- **AIM**
Leave out the pictures and set down exactly the lines from the start of the listing through the one with "import seaborn as sns", both included.

- **PROVIDED MATERIAL**

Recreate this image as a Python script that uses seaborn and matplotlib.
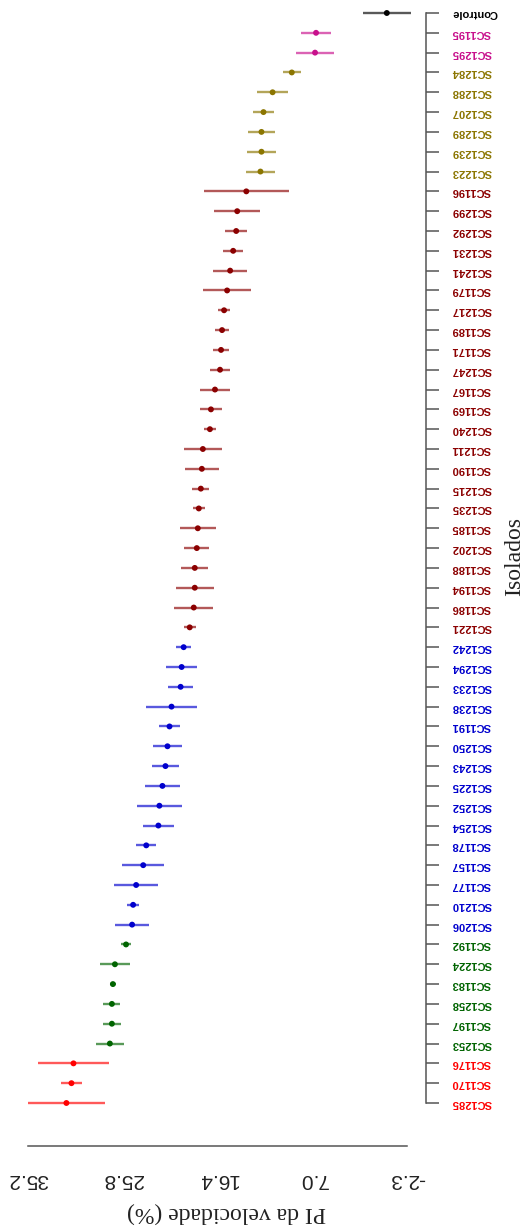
import numpy as np
import pandas as pd
import matplotlib
matplotlib.use("Agg")
import matplotlib.pyplot as plt
import seaborn as sns

# ---------------- data ----------------
isolados = ["Controle", "SC1195", "SC1295", "SC1284", "SC1288", "SC1207", "SC1289", "SC1239",
            "SC1223", "SC1196", "SC1299", "SC1292", "SC1231", "SC1241", "SC1179", "SC1217",
            "SC1189", "SC1171", "SC1247", "SC1167", "SC1169", "SC1240", "SC1211", "SC1190",
            "SC1215", "SC1235", "SC1185", "SC1202", "SC1188", "SC1194", "SC1186", "SC1221",
            "SC1242", "SC1294", "SC1233", "SC1238", "SC1191", "SC1250", "SC1243", "SC1225",
            "SC1252", "SC1254", "SC1178", "SC1157", "SC1177", "SC1210", "SC1206", "SC1192",
            "SC1224", "SC1183", "SC1258", "SC1197", "SC1253", "SC1176", "SC1170", "SC1285"]

pi_velocidade = [-0.3, 6.7, 6.8, 9.1, 11.0, 11.9, 12.1, 12.1, 12.2, 13.6, 14.5, 14.6, 14.9,
                 15.2, 15.5, 15.8, 16.0, 16.1, 16.2, 16.7, 17.1, 17.2, 17.9, 18.0, 18.1, 18.3,
                 18.4, 18.5, 18.7, 18.7, 18.8, 19.2, 19.8, 20.0, 20.1, 21.0, 21.2, 21.4, 21.6,
                 21.9, 22.2, 22.3, 23.5, 23.8, 24.5, 24.8, 24.9, 25.5, 26.6, 26.8, 26.9, 26.9,
                 27.1, 30.7, 30.9, 31.4]

erro = [2.4, 1.5, 1.9, 0.9, 1.5, 1.0, 1.3, 1.4, 1.4, 4.2, 2.3, 1.1, 1.0, 1.7, 2.4, 0.6,
        0.7, 0.75, 0.95, 1.5, 1.1, 0.6, 1.9, 1.7, 0.85, 0.6, 1.8, 1.25, 1.35, 1.9, 1.95,
        0.6, 0.75, 1.5, 1.2, 2.5, 1.0, 1.4, 1.3, 1.75, 2.2, 1.5, 1.0, 2.1, 2.2, 0.6, 1.7,
        0.5, 1.5, 0.3, 0.85, 0.9, 1.35, 3.5, 1.05, 3.8]

grupos = ["Controle", "G1", "G2", "G3", "G4", "G5", "G6"]
tamanho_grupos = [1, 2, 6, 23, 15, 6, 3]
cores_grupos = ["#000000", "#C8108C", "#8B7500", "#8B0000", "#0000CD", "#006400", "#FF0000"]

x_ticks = [35.2, 25.8, 16.4, 7.0, -2.3]
x_tick_labels = ["35.2", "25.8", "16.4", "7.0", "-2.3"]

# ---------------- build frame ----------------
grupo_col = [g for g, k in zip(grupos, tamanho_grupos) for _ in range(k)]
df = pd.DataFrame({"isolado": isolados, "pi": pi_velocidade, "erro": erro,
                   "grupo": grupo_col})
df["pos"] = np.arange(len(df))
palette = dict(zip(grupos, cores_grupos))
df["cor"] = df["grupo"].map(palette)

# ---------------- figure ----------------
sns.set_style("white")
plt.rcParams["font.family"] = ["Liberation Sans", "DejaVu Sans"]

W, H = 527, 1229
fig = plt.figure(figsize=(W / 100, H / 100), dpi=100)
ax = fig.add_axes([0, (H - 1146) / H, 426 / W, 1146 / H])

ax.hlines(df["pos"], df["pi"] - df["erro"], df["pi"] + df["erro"],
          colors=df["cor"], linewidth=1.7, alpha=0.65, zorder=2)
sns.scatterplot(data=df, x="pi", y="pos", hue="grupo", palette=palette, s=18,
                edgecolor="none", linewidth=0, legend=False, ax=ax, zorder=3)

ax.set_xlim(37.97, -4.179)
ax.set_ylim(57.17, -0.656)

for s in ["top", "left"]:
    ax.spines[s].set_visible(False)
for s in ["bottom", "right"]:
    ax.spines[s].set_color("#555555")
    ax.spines[s].set_linewidth(1.1)
ax.spines["bottom"].set_bounds(-2.3, 35.2)
ax.spines["right"].set_bounds(0, len(df) - 1)

ax.yaxis.tick_right()
ax.set_yticks(df["pos"])
ax.set_yticklabels(df["isolado"])
ax.tick_params(axis="y", length=9.4, width=1.1, color="#555555", pad=9,
               labelsize=8, labelrotation=180)
for lab, c in zip(ax.get_yticklabels(), df["cor"]):
    lab.set_color(c)
    lab.set_fontweight("bold")
    lab.set_va("center")

ax.set_xticks(x_ticks)
ax.set_xticklabels(x_tick_labels)
ax.tick_params(axis="x", length=9, width=1.1, color="#555555", pad=8,
               labelsize=15, labelrotation=180, labelcolor="#222222")

ax.set_xlabel("")
ax.set_ylabel("")

fig.text(227 / W, 1 - 1213 / H, "PI da velocidade (%)", rotation=180,
         ha="center", va="center", fontsize=17, family=["Liberation Serif", "DejaVu Serif"],
         color="#222222")
fig.text(515 / W, 1 - 557 / H, "Isolados", rotation=90,
         ha="center", va="center", fontsize=17, family=["Liberation Serif", "DejaVu Serif"],
         color="#222222")

fig.savefig("out.png", dpi=100)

- **WRITTEN SOLUTION**
Recreate this image as a Python script that uses seaborn and matplotlib.
import numpy as np
import pandas as pd
import matplotlib
matplotlib.use("Agg")
import matplotlib.pyplot as plt
import seaborn as sns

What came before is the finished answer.